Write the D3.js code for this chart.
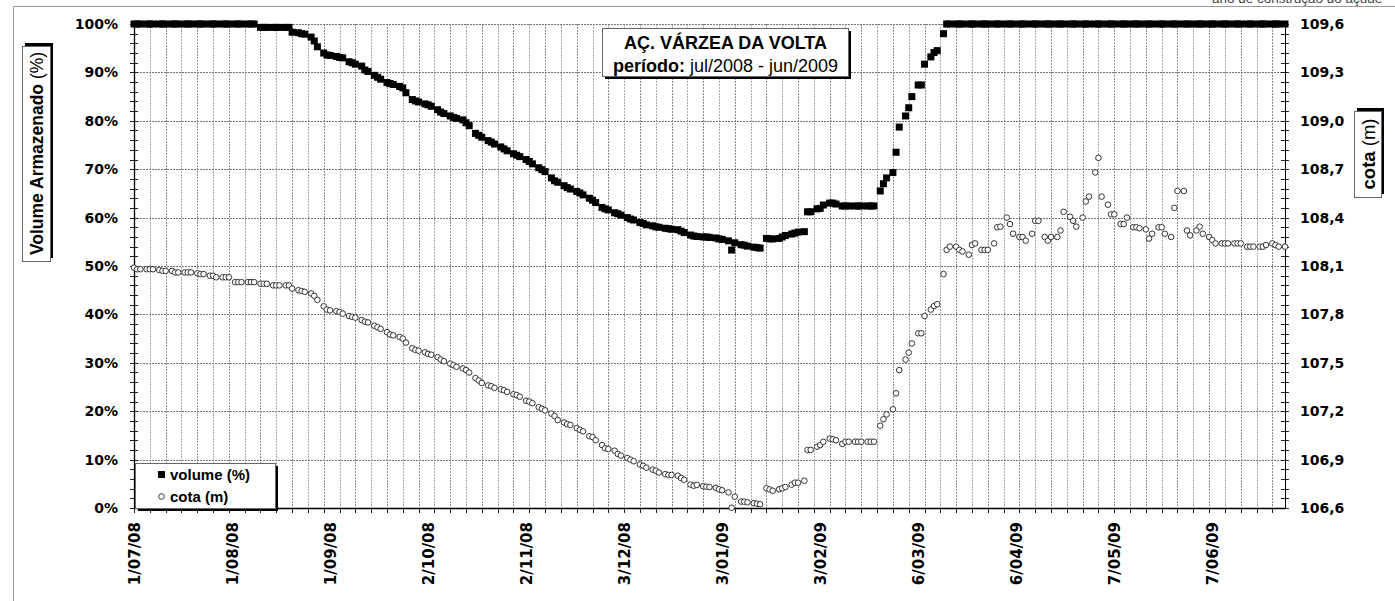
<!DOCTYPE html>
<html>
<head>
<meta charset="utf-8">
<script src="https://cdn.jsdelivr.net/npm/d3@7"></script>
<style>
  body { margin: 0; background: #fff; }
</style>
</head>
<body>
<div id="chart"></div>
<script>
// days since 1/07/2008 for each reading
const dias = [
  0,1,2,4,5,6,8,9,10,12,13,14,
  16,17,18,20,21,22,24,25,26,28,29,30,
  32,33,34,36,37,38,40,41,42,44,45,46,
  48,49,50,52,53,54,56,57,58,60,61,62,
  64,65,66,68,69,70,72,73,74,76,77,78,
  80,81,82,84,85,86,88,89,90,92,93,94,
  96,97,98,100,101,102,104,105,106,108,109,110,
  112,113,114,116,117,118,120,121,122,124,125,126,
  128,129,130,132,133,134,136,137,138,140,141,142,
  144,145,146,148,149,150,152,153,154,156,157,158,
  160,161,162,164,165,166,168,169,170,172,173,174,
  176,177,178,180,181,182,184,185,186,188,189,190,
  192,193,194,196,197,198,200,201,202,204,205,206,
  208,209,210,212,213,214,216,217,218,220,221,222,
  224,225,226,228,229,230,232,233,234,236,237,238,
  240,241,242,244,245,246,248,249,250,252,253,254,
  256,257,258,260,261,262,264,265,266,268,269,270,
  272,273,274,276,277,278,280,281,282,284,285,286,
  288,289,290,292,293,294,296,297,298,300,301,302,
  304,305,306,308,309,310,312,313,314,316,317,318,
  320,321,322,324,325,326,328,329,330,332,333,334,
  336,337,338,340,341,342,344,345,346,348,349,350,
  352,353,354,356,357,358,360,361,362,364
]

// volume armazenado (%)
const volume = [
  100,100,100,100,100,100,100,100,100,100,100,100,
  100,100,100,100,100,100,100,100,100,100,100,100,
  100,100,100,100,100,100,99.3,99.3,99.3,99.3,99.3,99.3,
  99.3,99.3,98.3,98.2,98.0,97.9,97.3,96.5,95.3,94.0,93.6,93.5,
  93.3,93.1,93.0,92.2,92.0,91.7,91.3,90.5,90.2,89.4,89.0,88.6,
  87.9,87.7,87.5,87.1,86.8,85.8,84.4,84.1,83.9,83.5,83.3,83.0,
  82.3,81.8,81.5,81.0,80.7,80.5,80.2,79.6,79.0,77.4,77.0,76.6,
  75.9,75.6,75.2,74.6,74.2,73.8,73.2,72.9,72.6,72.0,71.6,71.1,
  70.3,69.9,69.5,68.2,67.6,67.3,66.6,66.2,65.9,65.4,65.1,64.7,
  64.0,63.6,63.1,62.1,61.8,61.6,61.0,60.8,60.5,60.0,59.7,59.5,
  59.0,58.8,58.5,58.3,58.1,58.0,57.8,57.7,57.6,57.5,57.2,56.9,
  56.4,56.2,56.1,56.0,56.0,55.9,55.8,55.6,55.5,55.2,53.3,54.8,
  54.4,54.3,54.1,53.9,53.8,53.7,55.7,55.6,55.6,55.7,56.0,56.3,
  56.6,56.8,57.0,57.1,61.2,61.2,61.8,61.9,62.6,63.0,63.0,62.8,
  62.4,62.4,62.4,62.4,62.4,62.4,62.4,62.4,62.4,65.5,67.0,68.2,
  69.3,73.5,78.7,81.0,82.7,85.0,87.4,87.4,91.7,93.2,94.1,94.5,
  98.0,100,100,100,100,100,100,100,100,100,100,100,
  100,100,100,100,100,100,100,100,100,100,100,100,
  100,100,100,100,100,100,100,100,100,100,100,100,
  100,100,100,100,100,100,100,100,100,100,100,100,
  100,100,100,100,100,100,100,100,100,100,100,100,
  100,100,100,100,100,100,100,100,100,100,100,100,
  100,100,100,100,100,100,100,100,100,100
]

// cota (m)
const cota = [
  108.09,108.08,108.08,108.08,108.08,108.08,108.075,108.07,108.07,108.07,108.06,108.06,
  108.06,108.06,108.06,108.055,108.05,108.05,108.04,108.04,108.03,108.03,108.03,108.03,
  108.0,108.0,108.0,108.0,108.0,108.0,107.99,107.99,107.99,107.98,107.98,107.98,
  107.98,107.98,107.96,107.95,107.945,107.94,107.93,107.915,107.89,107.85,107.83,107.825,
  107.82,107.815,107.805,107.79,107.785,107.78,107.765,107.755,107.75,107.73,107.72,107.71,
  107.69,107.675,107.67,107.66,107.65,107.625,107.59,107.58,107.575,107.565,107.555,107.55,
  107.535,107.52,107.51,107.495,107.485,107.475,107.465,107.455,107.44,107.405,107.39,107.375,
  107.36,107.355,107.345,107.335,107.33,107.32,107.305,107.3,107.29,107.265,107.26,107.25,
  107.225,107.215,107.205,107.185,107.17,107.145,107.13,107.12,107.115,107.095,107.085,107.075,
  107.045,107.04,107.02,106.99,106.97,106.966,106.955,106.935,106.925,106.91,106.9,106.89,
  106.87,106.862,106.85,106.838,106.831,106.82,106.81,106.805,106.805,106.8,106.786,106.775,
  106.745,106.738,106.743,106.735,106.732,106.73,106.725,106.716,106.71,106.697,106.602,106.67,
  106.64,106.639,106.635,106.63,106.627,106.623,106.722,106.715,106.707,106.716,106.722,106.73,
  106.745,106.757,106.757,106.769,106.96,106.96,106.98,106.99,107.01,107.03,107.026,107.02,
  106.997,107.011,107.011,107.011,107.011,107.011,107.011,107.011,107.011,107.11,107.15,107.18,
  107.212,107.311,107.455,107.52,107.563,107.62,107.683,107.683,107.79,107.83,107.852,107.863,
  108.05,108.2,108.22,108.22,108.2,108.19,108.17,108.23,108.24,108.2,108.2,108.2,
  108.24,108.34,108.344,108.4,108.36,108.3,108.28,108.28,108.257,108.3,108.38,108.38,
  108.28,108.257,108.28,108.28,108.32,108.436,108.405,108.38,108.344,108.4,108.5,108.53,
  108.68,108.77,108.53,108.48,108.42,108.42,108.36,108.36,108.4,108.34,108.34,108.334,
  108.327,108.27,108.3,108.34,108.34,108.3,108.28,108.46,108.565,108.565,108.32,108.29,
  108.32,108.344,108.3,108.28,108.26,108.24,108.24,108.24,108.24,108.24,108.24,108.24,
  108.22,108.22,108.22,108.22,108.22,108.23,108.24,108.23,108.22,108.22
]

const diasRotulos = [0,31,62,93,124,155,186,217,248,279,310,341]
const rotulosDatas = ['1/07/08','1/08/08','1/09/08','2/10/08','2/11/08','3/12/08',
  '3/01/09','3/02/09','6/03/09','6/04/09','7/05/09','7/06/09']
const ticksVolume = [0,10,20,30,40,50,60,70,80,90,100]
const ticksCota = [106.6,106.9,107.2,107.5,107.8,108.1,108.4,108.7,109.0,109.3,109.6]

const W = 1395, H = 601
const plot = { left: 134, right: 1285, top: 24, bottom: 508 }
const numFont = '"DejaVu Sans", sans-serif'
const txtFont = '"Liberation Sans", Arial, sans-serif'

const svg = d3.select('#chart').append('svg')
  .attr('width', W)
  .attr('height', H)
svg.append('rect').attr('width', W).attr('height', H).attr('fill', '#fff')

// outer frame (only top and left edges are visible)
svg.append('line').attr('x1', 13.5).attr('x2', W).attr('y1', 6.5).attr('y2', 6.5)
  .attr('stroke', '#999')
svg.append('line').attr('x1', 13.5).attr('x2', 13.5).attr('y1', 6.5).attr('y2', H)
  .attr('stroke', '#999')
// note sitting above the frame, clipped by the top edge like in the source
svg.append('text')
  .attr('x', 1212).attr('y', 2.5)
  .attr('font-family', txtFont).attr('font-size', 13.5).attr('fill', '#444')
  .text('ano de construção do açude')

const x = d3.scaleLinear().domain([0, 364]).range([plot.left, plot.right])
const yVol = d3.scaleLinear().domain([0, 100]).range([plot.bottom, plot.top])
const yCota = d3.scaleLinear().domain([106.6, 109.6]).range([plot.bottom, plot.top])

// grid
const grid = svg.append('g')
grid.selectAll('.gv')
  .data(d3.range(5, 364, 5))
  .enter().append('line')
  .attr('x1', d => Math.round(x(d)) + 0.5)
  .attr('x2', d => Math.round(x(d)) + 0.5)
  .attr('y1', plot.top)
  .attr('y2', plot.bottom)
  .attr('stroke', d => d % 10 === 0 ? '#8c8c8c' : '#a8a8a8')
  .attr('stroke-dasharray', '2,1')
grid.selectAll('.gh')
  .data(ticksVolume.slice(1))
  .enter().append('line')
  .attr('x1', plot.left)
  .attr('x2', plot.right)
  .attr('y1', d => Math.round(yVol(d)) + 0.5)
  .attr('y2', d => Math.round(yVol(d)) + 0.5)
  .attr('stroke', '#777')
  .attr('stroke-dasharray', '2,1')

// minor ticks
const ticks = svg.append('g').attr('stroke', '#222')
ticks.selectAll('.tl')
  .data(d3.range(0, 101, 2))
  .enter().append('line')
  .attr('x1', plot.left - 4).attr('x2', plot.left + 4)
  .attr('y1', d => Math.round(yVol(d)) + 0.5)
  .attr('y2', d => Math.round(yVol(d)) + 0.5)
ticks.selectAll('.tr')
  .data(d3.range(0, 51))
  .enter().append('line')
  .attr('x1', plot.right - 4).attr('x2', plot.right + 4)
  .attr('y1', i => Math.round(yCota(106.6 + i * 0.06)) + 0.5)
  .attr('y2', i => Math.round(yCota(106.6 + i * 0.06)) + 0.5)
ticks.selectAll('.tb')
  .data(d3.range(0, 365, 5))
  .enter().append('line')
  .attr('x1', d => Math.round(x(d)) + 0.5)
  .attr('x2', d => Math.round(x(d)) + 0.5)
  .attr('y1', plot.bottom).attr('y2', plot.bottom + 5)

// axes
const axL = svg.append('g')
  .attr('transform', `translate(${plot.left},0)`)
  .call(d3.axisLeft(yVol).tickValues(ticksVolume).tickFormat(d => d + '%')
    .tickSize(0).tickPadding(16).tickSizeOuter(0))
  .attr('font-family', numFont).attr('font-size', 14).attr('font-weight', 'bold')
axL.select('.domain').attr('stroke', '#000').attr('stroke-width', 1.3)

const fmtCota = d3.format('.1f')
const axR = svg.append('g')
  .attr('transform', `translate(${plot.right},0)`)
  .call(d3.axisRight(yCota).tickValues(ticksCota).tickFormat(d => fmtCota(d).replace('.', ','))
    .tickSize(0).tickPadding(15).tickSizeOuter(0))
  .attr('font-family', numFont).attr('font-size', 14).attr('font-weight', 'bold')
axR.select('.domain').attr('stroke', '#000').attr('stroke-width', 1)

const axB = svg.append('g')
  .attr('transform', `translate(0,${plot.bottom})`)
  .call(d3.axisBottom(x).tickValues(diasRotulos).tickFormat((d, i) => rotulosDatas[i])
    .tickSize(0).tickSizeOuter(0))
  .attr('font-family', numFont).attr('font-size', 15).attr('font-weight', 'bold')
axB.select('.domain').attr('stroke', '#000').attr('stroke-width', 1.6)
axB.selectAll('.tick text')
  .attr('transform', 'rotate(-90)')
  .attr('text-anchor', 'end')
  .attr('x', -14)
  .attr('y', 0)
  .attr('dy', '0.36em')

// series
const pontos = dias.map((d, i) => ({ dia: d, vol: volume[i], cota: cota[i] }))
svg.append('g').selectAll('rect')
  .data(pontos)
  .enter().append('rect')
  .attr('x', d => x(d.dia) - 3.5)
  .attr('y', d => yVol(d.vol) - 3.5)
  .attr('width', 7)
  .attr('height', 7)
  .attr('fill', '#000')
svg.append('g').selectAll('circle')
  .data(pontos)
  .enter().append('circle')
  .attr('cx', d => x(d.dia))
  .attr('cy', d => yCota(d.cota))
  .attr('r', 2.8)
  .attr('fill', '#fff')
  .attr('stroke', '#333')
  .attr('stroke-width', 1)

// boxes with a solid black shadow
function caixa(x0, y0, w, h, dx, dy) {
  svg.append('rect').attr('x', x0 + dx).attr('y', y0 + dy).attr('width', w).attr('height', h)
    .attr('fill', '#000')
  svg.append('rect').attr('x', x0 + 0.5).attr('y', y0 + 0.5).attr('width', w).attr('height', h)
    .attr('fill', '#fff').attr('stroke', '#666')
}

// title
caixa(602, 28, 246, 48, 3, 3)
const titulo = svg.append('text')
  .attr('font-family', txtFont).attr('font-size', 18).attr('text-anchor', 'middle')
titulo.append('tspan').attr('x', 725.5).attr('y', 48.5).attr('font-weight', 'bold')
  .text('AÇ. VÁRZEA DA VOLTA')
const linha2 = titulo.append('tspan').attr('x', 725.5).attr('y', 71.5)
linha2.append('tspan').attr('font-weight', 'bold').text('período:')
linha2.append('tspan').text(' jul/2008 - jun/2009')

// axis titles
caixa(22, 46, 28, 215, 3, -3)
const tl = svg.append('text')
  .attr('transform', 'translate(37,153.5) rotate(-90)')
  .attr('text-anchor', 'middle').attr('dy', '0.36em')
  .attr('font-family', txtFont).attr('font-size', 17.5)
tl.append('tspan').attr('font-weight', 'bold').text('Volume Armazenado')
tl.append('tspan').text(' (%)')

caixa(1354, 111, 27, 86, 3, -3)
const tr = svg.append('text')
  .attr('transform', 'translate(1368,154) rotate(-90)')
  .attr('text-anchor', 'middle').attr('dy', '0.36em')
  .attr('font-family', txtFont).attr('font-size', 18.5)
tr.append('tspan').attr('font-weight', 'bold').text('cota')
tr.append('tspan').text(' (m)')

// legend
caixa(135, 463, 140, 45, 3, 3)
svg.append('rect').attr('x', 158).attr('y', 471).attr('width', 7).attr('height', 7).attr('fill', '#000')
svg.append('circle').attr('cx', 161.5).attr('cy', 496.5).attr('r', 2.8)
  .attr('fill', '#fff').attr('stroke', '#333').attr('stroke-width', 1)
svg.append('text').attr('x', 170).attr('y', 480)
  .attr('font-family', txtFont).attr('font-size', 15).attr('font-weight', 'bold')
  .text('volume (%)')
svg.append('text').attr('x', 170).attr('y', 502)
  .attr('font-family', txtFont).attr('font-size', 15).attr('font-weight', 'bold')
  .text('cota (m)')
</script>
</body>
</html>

◇ ◇ ◇ ◇ ◇ ◇ ◇

[What you have to do] Read through the data and copy every line where "chart" shows up.

[Reply to the exercise]
Write the D3.js code for this chart.
<div id="chart"></div>
const svg = d3.select('#chart').append('svg')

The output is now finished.